Tuesday, May 3, 2011

What I learned in Class Today



Today I had my Castellano Class at the IFSA office. We were suppose to be discussing this book called La Cuidad Vista de Beatriz Sarlo. She mainly writes about Buenos Aires, and the chapter today was on el Shopping y vendedores ambulantes (street vendors).

Its funny because "Shopping" has crept into the Argentine lexicon, capitalised and all. It is used to describe shopping at the mall, so one would say "Where are you going? Shopping in Abasto."

My castellano teacher is v. funny and v. dramatic, which is hilarious in spanish. ( i think it's because she's of italian descent). She likes to act out certain words or grammar that we don't understand. The phone impressions are the best.

I learned today that:

Argentines are Italians who speak Spanish and think like the French.

Apparently pipi cucu means a elegant person from uruguay but I don't have proof. What I did find is that Pipi Cucu is the name of a chi-chi restaurant in Belgrano..
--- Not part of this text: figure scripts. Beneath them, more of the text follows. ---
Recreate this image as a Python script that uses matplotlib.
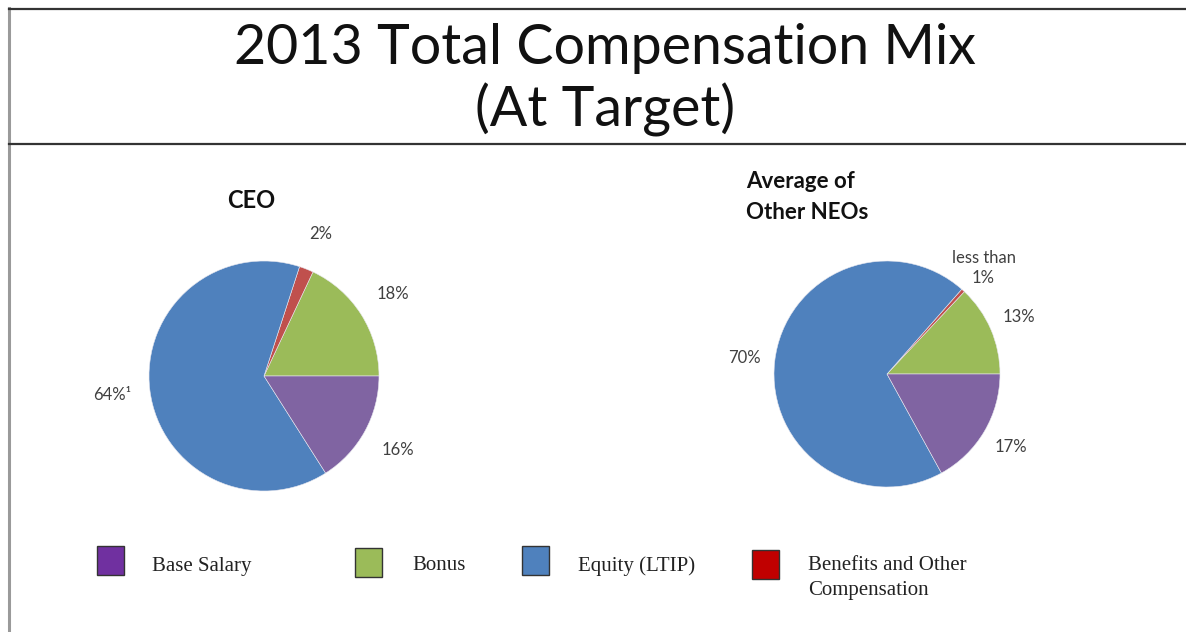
import matplotlib.pyplot as plt
from matplotlib.lines import Line2D
from matplotlib.patches import Rectangle

W, H = 1186, 632

# data (order counter-clockwise from 3 o'clock)
categories = ['Bonus', 'Benefits and Other\nCompensation', 'Equity (LTIP)', 'Base Salary']
ceo_values = [18, 2, 64, 16]
ceo_labels = ['18%', '2%', '64%¹', '16%']
neo_values = [13, 0.5, 69.5, 17]
neo_labels = ['13%', 'less than\n1%', '70%', '17%']

pie_colors = ['#9BBB59', '#C0504D', '#4F81BD', '#8064A2']
legend_colors = ['#9BBB59', '#C00000', '#4F81BD', '#7030A0']
legend_order = [3, 0, 2, 1]

plt.rcParams['font.family'] = ['Lato', 'DejaVu Sans']

fig = plt.figure(figsize=(W / 100, H / 100), dpi=100)


def px_axes(cx, cy, r):
    # square axes centred on a pixel position (y measured from top)
    return fig.add_axes([(cx - r) / W, 1 - (cy + r) / H, 2 * r / W, 2 * r / H])


def draw_pie(ax, values, labels, dist):
    wedges, texts = ax.pie(values, colors=pie_colors, labels=labels,
                           startangle=0, counterclock=True, labeldistance=dist,
                           wedgeprops=dict(linewidth=0.4, edgecolor='#e8e8f0'),
                           textprops=dict(fontsize=12, color='#404040'))
    for t in texts:
        t.set_ha('center')
        t.set_va('center')
        t.set_linespacing(1.3)
    ax.set_xlim(-1, 1)
    ax.set_ylim(-1, 1)
    ax.set_aspect('equal')
    ax.axis('off')


draw_pie(px_axes(264, 376, 115), ceo_values, ceo_labels, 1.33)
draw_pie(px_axes(887, 374, 113), neo_values, neo_labels, 1.27)

# frame lines
fig.add_artist(Line2D([9 / W, 9 / W], [0, 1 - 8 / H], color='#9a9a9a', lw=2.2))
fig.add_artist(Line2D([9 / W, 1], [1 - 9 / H, 1 - 9 / H], color='#333333', lw=1.6))
fig.add_artist(Line2D([9 / W, 1], [1 - 144 / H, 1 - 144 / H], color='#333333', lw=1.6))

# titles
fig.text(605 / W, 1 - 80 / H, '2013 Total Compensation Mix\n(At Target)',
         ha='center', va='center', fontsize=40, linespacing=1.2, color='#111111')
fig.text(251 / W, 1 - 201 / H, 'CEO', ha='center', va='center',
         fontsize=17, fontweight='bold', color='#111111')
fig.text(746 / W, 1 - 197 / H, 'Average of\nOther NEOs', ha='left', va='center',
         fontsize=16, fontweight='bold', color='#111111', linespacing=1.55)

# legend
box_x = [97, 355, 522, 752]
box_y = [546, 548, 546, 550]
txt_x = [152, 412, 578, 808]
for i, k in enumerate(legend_order):
    fig.add_artist(Rectangle((box_x[i] / W, 1 - (box_y[i] + 29) / H), 27 / W, 29 / H,
                             facecolor=legend_colors[k], edgecolor='#333333', lw=1.0))
    ty = 578 if '\n' in categories[k] else 566
    fig.text(txt_x[i] / W, 1 - ty / H, categories[k], ha='left', va='center',
             fontsize=15, family=['Liberation Serif', 'DejaVu Serif'],
             color='#222222', linespacing=1.45)

fig.savefig('out.png', dpi=100, facecolor='white')
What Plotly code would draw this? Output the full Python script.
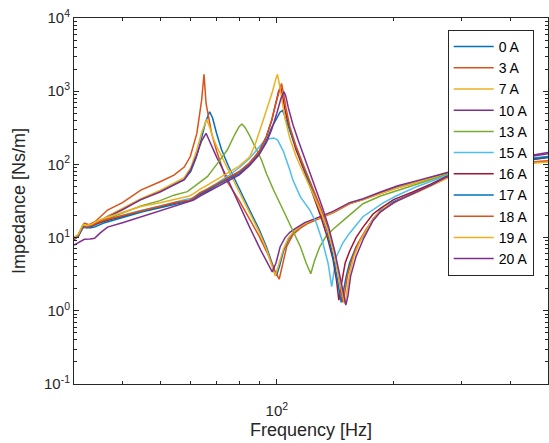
import numpy as np
import plotly.graph_objects as go

# ---------------- data (frequency in Hz, impedance in Ns/m) ----------------
F0 = [30, 30.8, 31.6, 32.4, 33.3, 34.5, 36.6, 40, 44.6, 50, 54.3, 57.7, 60, 62, 64, 65.5, 67.1, 68.3, 70, 72,
      75, 80, 85, 90, 94, 97, 99.8, 101.5, 104, 107, 110, 115, 120, 125, 130, 140, 154, 167, 185, 205,
      230, 273, 300, 350, 400, 450, 500]
Z0 = [10, 11, 14.5, 14, 14.5, 16, 19.5, 24.5, 33, 43, 53, 62, 80, 125, 230, 380, 524, 430, 260, 160,
      95, 48, 24, 13, 7.5, 4.6, 3.0, 4.0, 6.5, 9.3, 11.5, 14, 16, 17.5, 19, 22.5, 29.5, 33.5, 41, 49,
      58, 76, 85, 98, 110, 120, 128]

F3 = [30, 30.8, 31.9, 32.8, 34, 36.6, 40, 44.6, 50, 54.3, 57.7, 59.8, 62.2, 64, 64.9, 65.7, 67.9, 70, 74.2, 80,
      85, 90, 95, 98.5, 101.4, 103, 106, 110, 115, 120, 125, 130, 140, 154, 167, 185, 205, 230, 273, 300,
      350, 400, 450, 500]
Z3 = [9.3, 11, 15.7, 15, 16.5, 23.8, 30, 44.6, 58, 71.5, 92, 127, 265, 755, 1700, 680, 265, 150, 60, 32,
      18, 10.5, 5.8, 3.6, 2.7, 4.0, 7.5, 11, 13.5, 15.5, 17, 18.5, 22, 29, 33, 40, 48, 57, 74, 82,
      93, 102, 108, 112]

F7 = [30, 30.8, 31.7, 32.5, 33.5, 35, 36.6, 40, 44.6, 50, 54.3, 57.7, 60, 62, 64, 65.9, 67, 68.5, 70, 74,
      80, 85, 90, 94, 97, 99, 101, 104, 107, 110, 115, 120, 125, 130, 140, 154, 167, 185, 205, 230,
      273, 300, 350, 400, 450, 500]
Z7 = [9.6, 10.8, 14.3, 14, 14.8, 17, 19.5, 25, 34, 44, 55, 66, 90, 150, 270, 412, 330, 230, 175, 95,
      42, 22, 12, 7, 4.3, 3.0, 4.2, 7, 9.8, 11.8, 14.2, 16.2, 17.8, 19, 22.5, 29.5, 33, 40, 48, 57,
      73, 81, 92, 100, 106, 110]

F10 = [30, 30.8, 31.7, 32.5, 33.5, 35, 36.6, 40, 44.6, 50, 54.3, 57.7, 60, 62, 64, 65.7, 67, 68.5, 70, 74,
       80.2, 85, 90.8, 94, 97.3, 99.5, 102, 105, 108, 112, 118, 125, 130, 140, 154, 167, 185, 205, 230, 273,
       300, 350, 400, 450, 500]
Z10 = [9.4, 10.5, 13.8, 13.5, 14.5, 16.5, 19, 24, 33, 42, 52, 62, 85, 130, 210, 266, 210, 160, 125, 70,
       26.6, 14, 6.8, 4.8, 3.4, 4.5, 7.5, 10, 11.8, 13.5, 16, 18, 19.5, 23, 30, 34, 42, 51, 60, 78,
       88, 102, 116, 128, 140]

F13 = [30, 30.8, 31.8, 32.6, 33.6, 35, 36.6, 40, 44.6, 50, 54.3, 58.8, 62, 66.2, 70, 74.5, 78, 80, 81.3, 82.8,
       85, 88, 91.3, 94, 98, 103.8, 110, 115, 119, 122.3, 125, 129, 134, 139.6, 150, 166.7, 185, 207, 240, 273,
       300, 350, 400, 450, 500]
Z13 = [9.8, 11, 14.5, 14, 14.8, 16.5, 18, 21.5, 27, 32, 38, 42.4, 52, 68, 100, 157, 260, 330, 356, 320,
       250, 170, 115, 75, 45, 23.8, 12.7, 7.5, 4.5, 3.2, 4.8, 7.5, 10.5, 13, 18, 29, 37, 45, 58, 72,
       82, 96, 108, 118, 126]

F15 = [30, 30.8, 31.7, 32.5, 33.5, 35, 36.6, 40, 44.6, 50, 55, 58.5, 60.5, 63, 66, 70, 75, 80, 85, 89,
       92.2, 95, 98.2, 100.5, 104, 108, 110, 115, 121.6, 126.5, 131, 135.5, 138.5, 142.4, 148, 154, 166.7, 187.5, 203, 230,
       273, 300, 350, 400, 450, 500]
Z15 = [9.7, 10.8, 14, 13.6, 14.2, 15.8, 17.5, 20, 23.5, 27, 31, 33.5, 34.5, 40, 46, 55, 70, 90, 120, 160,
       200, 222, 230, 215, 150, 84, 61, 36, 23.8, 15.7, 9, 4.5, 2.14, 5.5, 8.5, 11.5, 19.3, 29.5, 37, 50,
       70, 80, 94, 106, 116, 124]

F16 = [30, 30.8, 31.6, 32.4, 33.3, 34.5, 36.6, 40, 44.6, 50, 55, 58.2, 59.5, 61, 63.4, 66.2, 70, 75, 80, 85,
       90, 94, 97, 99.5, 101, 102.2, 103.3, 105, 108, 112, 116, 120, 125, 130, 135, 139.6, 142.5, 144.5, 146.5, 150,
       154, 160, 167, 177, 185, 200, 224, 250, 273, 300, 350, 400, 450, 500]
Z16 = [9.6, 10.7, 14.3, 14, 14.3, 15.7, 17.2, 19.5, 22.8, 26.5, 30, 31.5, 32, 34.5, 40, 45, 53, 65, 79, 103,
       150, 240, 400, 700, 980, 1150, 900, 550, 300, 160, 100, 62, 34, 19, 10, 5, 2.6, 1.4, 2.2, 4.5,
       6.5, 10, 14, 21, 25, 33, 42, 54, 68, 78, 94, 106, 116, 124]

F17 = [30, 30.8, 31.5, 32.2, 33, 34, 36, 40, 45, 50, 55, 58, 59.5, 61, 63, 66, 70, 75, 80, 85,
       90, 94, 97, 100, 102, 103.4, 104.5, 106, 108, 112, 116, 120, 125, 130, 135, 139.6, 143, 145, 146.5, 148,
       151, 154, 160, 167, 177, 185, 200, 224, 250, 273, 300, 350, 400, 450, 500]
Z17 = [9.5, 10.5, 13.5, 14.5, 13.5, 14, 16, 19, 22.5, 25.5, 29, 31, 31.5, 33.5, 38, 43, 52, 63, 75, 100,
       140, 210, 320, 430, 520, 545, 480, 380, 290, 170, 105, 65, 38, 22, 12, 5.5, 2.8, 1.7, 1.3, 1.7,
       3, 4.5, 7.5, 10.5, 18, 23.5, 31, 40, 52, 66, 77, 93, 106, 118, 126]

F18 = [30, 30.8, 31.6, 32.4, 33.3, 34.5, 36.6, 40, 44.6, 50, 55, 58.2, 59.5, 61, 63.4, 66.2, 70, 75, 80, 85,
       90, 94, 97, 99.5, 101.5, 102.8, 104, 105.5, 108, 112, 116, 120, 125, 130, 135, 140, 144, 146.5, 148, 149.5,
       152, 156, 162, 170, 180, 190, 205, 230, 273, 300, 350, 400, 450, 500]
Z18 = [9.7, 10.9, 14.6, 14.2, 14.6, 16, 17.8, 20, 23.5, 27, 30.5, 32, 32.5, 35, 41, 46, 54, 66, 80, 105,
       150, 240, 400, 700, 1050, 1280, 950, 600, 330, 180, 110, 70, 42, 25, 14, 7, 3.2, 1.8, 1.3, 1.7,
       3, 5, 8.5, 13, 20, 25, 32, 42, 64, 75, 90, 100, 106, 110]

F19 = [30, 30.8, 31.6, 32.4, 33.3, 34.5, 36.6, 40, 44.6, 50, 54.3, 57.7, 59.5, 61, 63.4, 66.2, 70, 75, 80, 85.2,
       88, 92.2, 95, 97.5, 99.3, 100.4, 101.5, 103, 105, 108, 112, 116, 120, 125, 130, 135, 140, 145, 148, 149.5,
       151, 154, 158, 164, 172, 180, 190, 205, 230, 273, 300, 350, 400, 450, 500]
Z19 = [9.9, 11.2, 15, 14.6, 15.2, 17, 19, 22, 26.6, 30, 33.5, 36, 37, 40, 46, 52, 62, 76, 95, 127,
       190, 402, 650, 1000, 1450, 1700, 1250, 750, 420, 230, 130, 85, 58, 36, 22, 13, 6.5, 2.6, 1.5, 1.25,
       1.6, 3.2, 5.5, 9, 14, 20, 26, 32, 42, 64, 74, 88, 98, 104, 108]

F20 = [30, 31, 31.9, 33, 33.9, 35, 36.6, 40, 44.6, 50, 54, 57.7, 59.5, 61, 63.4, 66.2, 70, 75, 80, 85,
       90, 94, 97, 100, 102.5, 104.4, 105.5, 107, 110, 114, 118, 122, 126.5, 131, 136, 141, 145, 148, 150.6, 152.5,
       155, 160, 167, 177, 185, 200, 224, 250, 273, 300, 350, 400, 450, 500]
Z20 = [7.9, 8.8, 9.5, 9.6, 9.8, 11.5, 13.9, 16, 19.3, 23, 26.5, 29.5, 31, 32.5, 37, 42, 50, 60, 72, 96,
       135, 200, 300, 500, 800, 980, 850, 600, 350, 200, 120, 75, 45, 26, 14, 6.5, 3.2, 1.8, 1.2, 1.6,
       3, 5.5, 9.5, 17, 22.5, 30, 40, 52, 67, 80, 100, 118, 132, 145]

labels = ["0 A", "3 A", "7 A", "10 A", "13 A", "15 A", "16 A", "17 A", "18 A", "19 A", "20 A"]
freqs = [F0, F3, F7, F10, F13, F15, F16, F17, F18, F19, F20]
imps = [Z0, Z3, Z7, Z10, Z13, Z15, Z16, Z17, Z18, Z19, Z20]
colors = ["#0072BD", "#D95319", "#EDB120", "#7E2F8E", "#77AC30", "#4DBEEE", "#A2142F",
          "#0072BD", "#D95319", "#EDB120", "#7E2F8E"]

x_tick_vals = [100]
x_tick_text = ["10<sup>2</sup>"]
x_minor_vals = [40, 50, 60, 70, 80, 90, 200, 300, 400]
y_tick_vals = [0.1, 1, 10, 100, 1000, 10000]
y_tick_text = ["10<sup>-1</sup>", "10<sup>0</sup>", "10<sup>1</sup>", "10<sup>2</sup>", "10<sup>3</sup>", "10<sup>4</sup>"]
y_minor_vals = [m * 10.0 ** e for e in range(-1, 4) for m in range(2, 10)]

# ---------------- figure ----------------
fig = go.Figure()
for lab, f, z, c in zip(labels, freqs, imps, colors):
    assert len(f) == len(z), lab
    fig.add_trace(go.Scatter(x=f, y=z, mode="lines", name=lab,
                             line=dict(color=c, width=1.5)))

axc = "#262626"
common = dict(showgrid=False, zeroline=False, showline=True, linecolor=axc, linewidth=1,
              mirror="allticks", ticks="inside", ticklen=5, tickwidth=1, tickcolor=axc,
              tickfont=dict(size=15, color=axc))

fig.update_xaxes(type="log", range=[np.log10(30), np.log10(500)], tickmode="array",
                 tickvals=x_tick_vals, ticktext=x_tick_text, ticklabelstandoff=13,
                 minor=dict(tickmode="array", tickvals=x_minor_vals, ticks="inside", ticklen=3, tickcolor=axc),
                 title=dict(text="Frequency [Hz]", font=dict(size=18, color=axc), standoff=5),
                 **common)
fig.update_yaxes(type="log", range=[-1, 4], tickmode="array",
                 tickvals=y_tick_vals, ticktext=y_tick_text,
                 minor=dict(tickmode="array", tickvals=y_minor_vals, ticks="inside", ticklen=3, tickcolor=axc),
                 title=dict(text="Impedance [Ns/m]", font=dict(size=18, color=axc), standoff=13),
                 **common)

fig.update_layout(
    width=549, height=443,
    margin=dict(l=74, r=1, t=18, b=59),
    paper_bgcolor="white", plot_bgcolor="white",
    font=dict(family="Liberation Sans, Arial, sans-serif", color=axc),
    legend=dict(x=(447.7 - 74) / 474, y=(384 - 30) / 366, xanchor="left", yanchor="top",
                bgcolor="white", bordercolor=axc, borderwidth=1,
                font=dict(size=14, color="black"), itemwidth=40),
    showlegend=True,
)

fig.write_html("out.html")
And Quilombo is slang for big disorder. This is a very informal word, and to those higher up the intellectual food chain, it is considered a bad word only because they most likely don't know the history behind it. The history behind the word is from Brazil, where Quilombo signified a place where escaped Africans lived. It was literally jam packed with all the people who escaped, mothers, daughters, children, men, women, abuelas, you name it. Thus, because of all the people living in one place, which can be a bit noisy, you have the word Quilombo. But you shouldn't take this as the gospel truth from me. Go google quilombo/africa/ meaning and you'll get a whole bunch of factual texts.